**Material provided**

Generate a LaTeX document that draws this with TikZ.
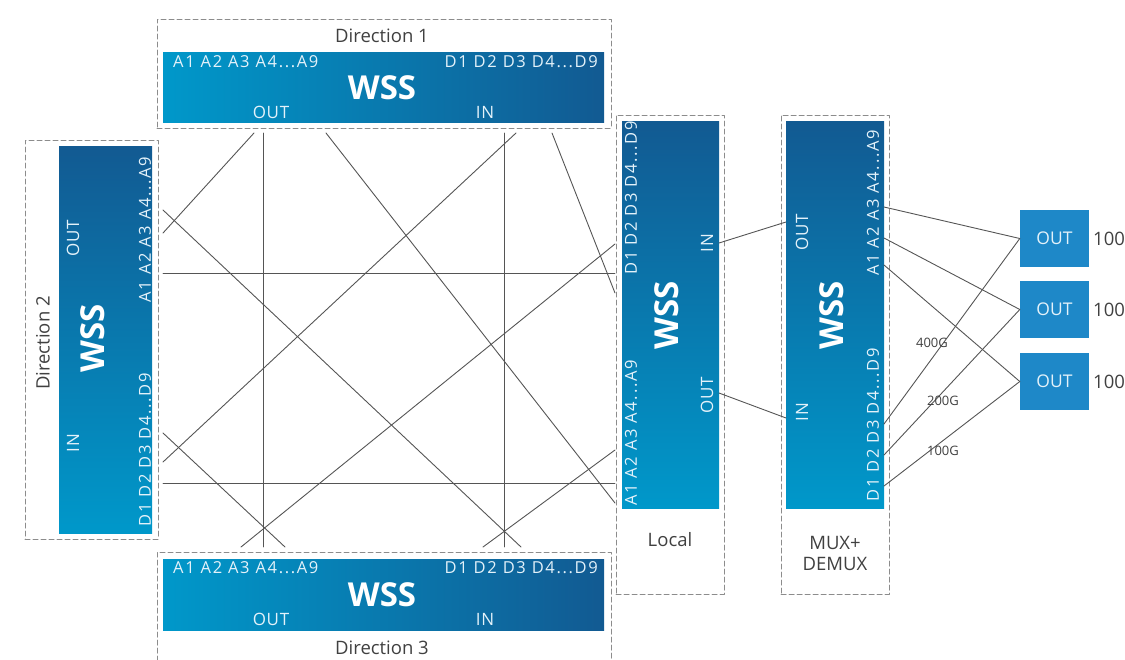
\documentclass[tikz,border=0pt]{standalone}
\usepackage{fontspec}
\setmainfont{Open Sans}
\definecolor{wsslight}{RGB}{0,152,202}
\definecolor{wssdark}{RGB}{18,90,146}
\definecolor{outblue}{RGB}{30,136,200}
\definecolor{wirec}{RGB}{85,85,85}
\definecolor{txt}{RGB}{64,64,64}
\definecolor{lbl}{RGB}{228,242,250}
\begin{document}
\begin{tikzpicture}[x=1pt,y=-1pt, line join=round, line cap=round,
    frame/.style={draw=black!45, dash pattern=on 5pt off 3pt, line width=1pt, inner sep=0pt},
    hbox/.style={left color=wsslight, right color=wssdark, inner sep=0pt},
    vbox/.style={top color=wssdark, bottom color=wsslight, inner sep=0pt},
    port/.style={text=lbl, font=\fontsize{16.5}{17}\selectfont\addfontfeature{LetterSpace=10}, inner sep=0pt},
    dir/.style={text=lbl, font=\fontsize{17}{17}\selectfont\addfontfeature{LetterSpace=4}, inner sep=0pt},
    big/.style={text=white, font=\bfseries\fontsize{33}{33}\selectfont, inner sep=0pt},
    captext/.style={text=txt, font=\fontsize{18.5}{21}\selectfont, inner sep=0pt, align=center},
    rate/.style={text=txt, font=\fontsize{13}{13}\selectfont, inner sep=0pt},
    outbox/.style={fill=outblue, minimum width=69pt, minimum height=57pt, inner sep=0pt, text=lbl, font=\fontsize{17.5}{17.5}\selectfont},
    wire/.style={draw=wirec, line width=0.9pt}]
    \useasboundingbox (0,0) rectangle (1125,659);
    \clip (0,0) rectangle (1125,659);

    \node[frame, minimum width=454pt, minimum height=109pt] (f1) at (384,73.5) {};
    \node[hbox, minimum width=441pt, minimum height=70pt] (w1) at (383.5,87) {};
    \node[captext] (c1) at (382,36) {Direction 1};
    \node[port, anchor=west] (w1a) at (173,62) {A1 A2 A3 A4...A9};
    \node[port, anchor=east] (w1d) at (598,62) {D1 D2 D3 D4...D9};
    \node[big] (w1n) at (382,88) {WSS};
    \node[dir] (w1o) at (271,112) {OUT};
    \node[dir] (w1i) at (485,112) {IN};

    \node[frame, minimum width=133pt, minimum height=399pt] (f2) at (91.5,339.5) {};
    \node[vbox, minimum width=93pt, minimum height=387pt] (w2) at (105.5,339.5) {};
    \node[captext, rotate=90] (c2) at (43,343) {Direction 2};
    \node[port, rotate=90] (w2a) at (145,229.5) {A1 A2 A3 A4...A9};
    \node[port, rotate=90] (w2d) at (145,450) {D1 D2 D3 D4...D9};
    \node[big, rotate=90] (w2n) at (93,338) {WSS};
    \node[dir, rotate=90] (w2o) at (73,238) {OUT};
    \node[dir, rotate=90] (w2i) at (73,443) {IN};

    \node[frame, minimum width=454pt, minimum height=116pt] (f3) at (384,610) {};
    \node[hbox, minimum width=441pt, minimum height=71pt] (w3) at (383.5,594.5) {};
    \node[captext] (c3) at (382,648) {Direction 3};
    \node[port, anchor=west] (w3a) at (173,568) {A1 A2 A3 A4...A9};
    \node[port, anchor=east] (w3d) at (598,568) {D1 D2 D3 D4...D9};
    \node[big] (w3n) at (382,595) {WSS};
    \node[dir] (w3o) at (271,619) {OUT};
    \node[dir] (w3i) at (485,619) {IN};

    \node[frame, minimum width=108pt, minimum height=479pt] (fl) at (670,354.5) {};
    \node[vbox, minimum width=97pt, minimum height=387pt] (wl) at (670.5,314.5) {};
    \node[port, rotate=90] (wld) at (631,198) {D1 D2 D3 D4...D9};
    \node[port, rotate=90] (wla) at (631,433) {A1 A2 A3 A4...A9};
    \node[big, rotate=90] (wln) at (667,315) {WSS};
    \node[dir, rotate=90] (wli) at (707,243) {IN};
    \node[dir, rotate=90] (wlo) at (707,395) {OUT};
    \node[captext] (cl) at (670,540) {Local};

    \node[frame, minimum width=108pt, minimum height=479pt] (fm) at (835,354.5) {};
    \node[vbox, minimum width=98pt, minimum height=387pt] (wm) at (835,314.5) {};
    \node[port, rotate=90] (wma) at (873,203) {A1 A2 A3 A4...A9};
    \node[port, rotate=90] (wmd) at (873,425) {D1 D2 D3 D4...D9};
    \node[big, rotate=90] (wmn) at (832,315) {WSS};
    \node[dir, rotate=90] (wmo) at (802,232) {OUT};
    \node[dir, rotate=90] (wmi) at (802,412) {IN};
    \node[captext] (cm) at (835,553) {MUX+\\DEMUX};

    \node[outbox] (o1) at (1054.5,238.5) {OUT};
    \node[outbox] (o2) at (1054.5,309.5) {OUT};
    \node[outbox] (o3) at (1054.5,381.5) {OUT};
    \node[captext, anchor=west] (g1) at (1093,238.5) {100};
    \node[captext, anchor=west] (g2) at (1093,309.5) {100};
    \node[captext, anchor=west] (g3) at (1093,381.5) {100};

    \foreach \n/\x in {1/254,2/263,3/326,4/504,5/516,6/552}
        \coordinate (t\n) at (\x,133);
    \foreach \n/\y in {1/210,2/233,3/273,4/433,5/462,6/483}
        \coordinate (l\n) at (163,\y);
    \foreach \n/\y in {1/244,2/273,3/293,4/450,5/483,6/503}
        \coordinate (r\n) at (615,\y);
    \foreach \n/\x in {1/241,2/263,3/285,4/483,5/504,6/521}
        \coordinate (b\n) at (\x,547);

    \draw[wire] (t1) -- (l2);
    \draw[wire] (t2) -- (b2);
    \draw[wire] (t3) -- (r6);
    \draw[wire] (t4) -- (b5);
    \draw[wire] (t5) -- (l5);
    \draw[wire] (t6) -- (r3);
    \draw[wire] (l1) -- (b6);
    \draw[wire] (l3) -- (r2);
    \draw[wire] (r1) -- (b1);
    \draw[wire] (l4) -- (b3);
    \draw[wire] (l6) -- (r5);
    \draw[wire] (r4) -- (b4);

    \coordinate (lin) at (719,243);
    \coordinate (lout) at (719,393);
    \coordinate (mout) at (786,222);
    \coordinate (min) at (786,418);
    \draw[wire] (lin) -- (mout);
    \draw[wire] (lout) -- (min);

    \coordinate (ma3) at (884,207);
    \coordinate (ma2) at (884,238);
    \coordinate (ma1) at (884,265);
    \coordinate (md3) at (884,424);
    \coordinate (md2) at (884,455);
    \coordinate (md1) at (884,486);
    \draw[wire] (ma3) -- (o1.west);
    \draw[wire] (ma2) -- (o2.west);
    \draw[wire] (ma1) -- (o3.west);
    \draw[wire] (md3) -- (o1.west);
    \draw[wire] (md2) -- (o2.west);
    \draw[wire] (md1) -- (o3.west);
    \node[rate] (r400) at (932,343) {400G};
    \node[rate] (r200) at (943,401) {200G};
    \node[rate] (r100) at (943,451) {100G};
\end{tikzpicture}
\end{document}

**Work to complete**
Transcribe the material as is, with images omitted.

**The completed task**
Generate a LaTeX document that draws this with TikZ.
\documentclass[tikz,border=0pt]{standalone}
\usepackage{fontspec}
\setmainfont{Open Sans}
\definecolor{wsslight}{RGB}{0,152,202}
\definecolor{wssdark}{RGB}{18,90,146}
\definecolor{outblue}{RGB}{30,136,200}
\definecolor{wirec}{RGB}{85,85,85}
\definecolor{txt}{RGB}{64,64,64}
\definecolor{lbl}{RGB}{228,242,250}
\begin{document}
\begin{tikzpicture}[x=1pt,y=-1pt, line join=round, line cap=round,
    frame/.style={draw=black!45, dash pattern=on 5pt off 3pt, line width=1pt, inner sep=0pt},
    hbox/.style={left color=wsslight, right color=wssdark, inner sep=0pt},
    vbox/.style={top color=wssdark, bottom color=wsslight, inner sep=0pt},
    port/.style={text=lbl, font=\fontsize{16.5}{17}\selectfont\addfontfeature{LetterSpace=10}, inner sep=0pt},
    dir/.style={text=lbl, font=\fontsize{17}{17}\selectfont\addfontfeature{LetterSpace=4}, inner sep=0pt},
    big/.style={text=white, font=\bfseries\fontsize{33}{33}\selectfont, inner sep=0pt},
    captext/.style={text=txt, font=\fontsize{18.5}{21}\selectfont, inner sep=0pt, align=center},
    rate/.style={text=txt, font=\fontsize{13}{13}\selectfont, inner sep=0pt},
    outbox/.style={fill=outblue, minimum width=69pt, minimum height=57pt, inner sep=0pt, text=lbl, font=\fontsize{17.5}{17.5}\selectfont},
    wire/.style={draw=wirec, line width=0.9pt}]
    \useasboundingbox (0,0) rectangle (1125,659);
    \clip (0,0) rectangle (1125,659);

    \node[frame, minimum width=454pt, minimum height=109pt] (f1) at (384,73.5) {};
    \node[hbox, minimum width=441pt, minimum height=70pt] (w1) at (383.5,87) {};
    \node[captext] (c1) at (382,36) {Direction 1};
    \node[port, anchor=west] (w1a) at (173,62) {A1 A2 A3 A4...A9};
    \node[port, anchor=east] (w1d) at (598,62) {D1 D2 D3 D4...D9};
    \node[big] (w1n) at (382,88) {WSS};
    \node[dir] (w1o) at (271,112) {OUT};
    \node[dir] (w1i) at (485,112) {IN};

    \node[frame, minimum width=133pt, minimum height=399pt] (f2) at (91.5,339.5) {};
    \node[vbox, minimum width=93pt, minimum height=387pt] (w2) at (105.5,339.5) {};
    \node[captext, rotate=90] (c2) at (43,343) {Direction 2};
    \node[port, rotate=90] (w2a) at (145,229.5) {A1 A2 A3 A4...A9};
    \node[port, rotate=90] (w2d) at (145,450) {D1 D2 D3 D4...D9};
    \node[big, rotate=90] (w2n) at (93,338) {WSS};
    \node[dir, rotate=90] (w2o) at (73,238) {OUT};
    \node[dir, rotate=90] (w2i) at (73,443) {IN};

    \node[frame, minimum width=454pt, minimum height=116pt] (f3) at (384,610) {};
    \node[hbox, minimum width=441pt, minimum height=71pt] (w3) at (383.5,594.5) {};
    \node[captext] (c3) at (382,648) {Direction 3};
    \node[port, anchor=west] (w3a) at (173,568) {A1 A2 A3 A4...A9};
    \node[port, anchor=east] (w3d) at (598,568) {D1 D2 D3 D4...D9};
    \node[big] (w3n) at (382,595) {WSS};
    \node[dir] (w3o) at (271,619) {OUT};
    \node[dir] (w3i) at (485,619) {IN};

    \node[frame, minimum width=108pt, minimum height=479pt] (fl) at (670,354.5) {};
    \node[vbox, minimum width=97pt, minimum height=387pt] (wl) at (670.5,314.5) {};
    \node[port, rotate=90] (wld) at (631,198) {D1 D2 D3 D4...D9};
    \node[port, rotate=90] (wla) at (631,433) {A1 A2 A3 A4...A9};
    \node[big, rotate=90] (wln) at (667,315) {WSS};
    \node[dir, rotate=90] (wli) at (707,243) {IN};
    \node[dir, rotate=90] (wlo) at (707,395) {OUT};
    \node[captext] (cl) at (670,540) {Local};

    \node[frame, minimum width=108pt, minimum height=479pt] (fm) at (835,354.5) {};
    \node[vbox, minimum width=98pt, minimum height=387pt] (wm) at (835,314.5) {};
    \node[port, rotate=90] (wma) at (873,203) {A1 A2 A3 A4...A9};
    \node[port, rotate=90] (wmd) at (873,425) {D1 D2 D3 D4...D9};
    \node[big, rotate=90] (wmn) at (832,315) {WSS};
    \node[dir, rotate=90] (wmo) at (802,232) {OUT};
    \node[dir, rotate=90] (wmi) at (802,412) {IN};
    \node[captext] (cm) at (835,553) {MUX+\\DEMUX};

    \node[outbox] (o1) at (1054.5,238.5) {OUT};
    \node[outbox] (o2) at (1054.5,309.5) {OUT};
    \node[outbox] (o3) at (1054.5,381.5) {OUT};
    \node[captext, anchor=west] (g1) at (1093,238.5) {100};
    \node[captext, anchor=west] (g2) at (1093,309.5) {100};
    \node[captext, anchor=west] (g3) at (1093,381.5) {100};

    \foreach \n/\x in {1/254,2/263,3/326,4/504,5/516,6/552}
        \coordinate (t\n) at (\x,133);
    \foreach \n/\y in {1/210,2/233,3/273,4/433,5/462,6/483}
        \coordinate (l\n) at (163,\y);
    \foreach \n/\y in {1/244,2/273,3/293,4/450,5/483,6/503}
        \coordinate (r\n) at (615,\y);
    \foreach \n/\x in {1/241,2/263,3/285,4/483,5/504,6/521}
        \coordinate (b\n) at (\x,547);

    \draw[wire] (t1) -- (l2);
    \draw[wire] (t2) -- (b2);
    \draw[wire] (t3) -- (r6);
    \draw[wire] (t4) -- (b5);
    \draw[wire] (t5) -- (l5);
    \draw[wire] (t6) -- (r3);
    \draw[wire] (l1) -- (b6);
    \draw[wire] (l3) -- (r2);
    \draw[wire] (r1) -- (b1);
    \draw[wire] (l4) -- (b3);
    \draw[wire] (l6) -- (r5);
    \draw[wire] (r4) -- (b4);

    \coordinate (lin) at (719,243);
    \coordinate (lout) at (719,393);
    \coordinate (mout) at (786,222);
    \coordinate (min) at (786,418);
    \draw[wire] (lin) -- (mout);
    \draw[wire] (lout) -- (min);

    \coordinate (ma3) at (884,207);
    \coordinate (ma2) at (884,238);
    \coordinate (ma1) at (884,265);
    \coordinate (md3) at (884,424);
    \coordinate (md2) at (884,455);
    \coordinate (md1) at (884,486);
    \draw[wire] (ma3) -- (o1.west);
    \draw[wire] (ma2) -- (o2.west);
    \draw[wire] (ma1) -- (o3.west);
    \draw[wire] (md3) -- (o1.west);
    \draw[wire] (md2) -- (o2.west);
    \draw[wire] (md1) -- (o3.west);
    \node[rate] (r400) at (932,343) {400G};
    \node[rate] (r200) at (943,401) {200G};
    \node[rate] (r100) at (943,451) {100G};
\end{tikzpicture}
\end{document}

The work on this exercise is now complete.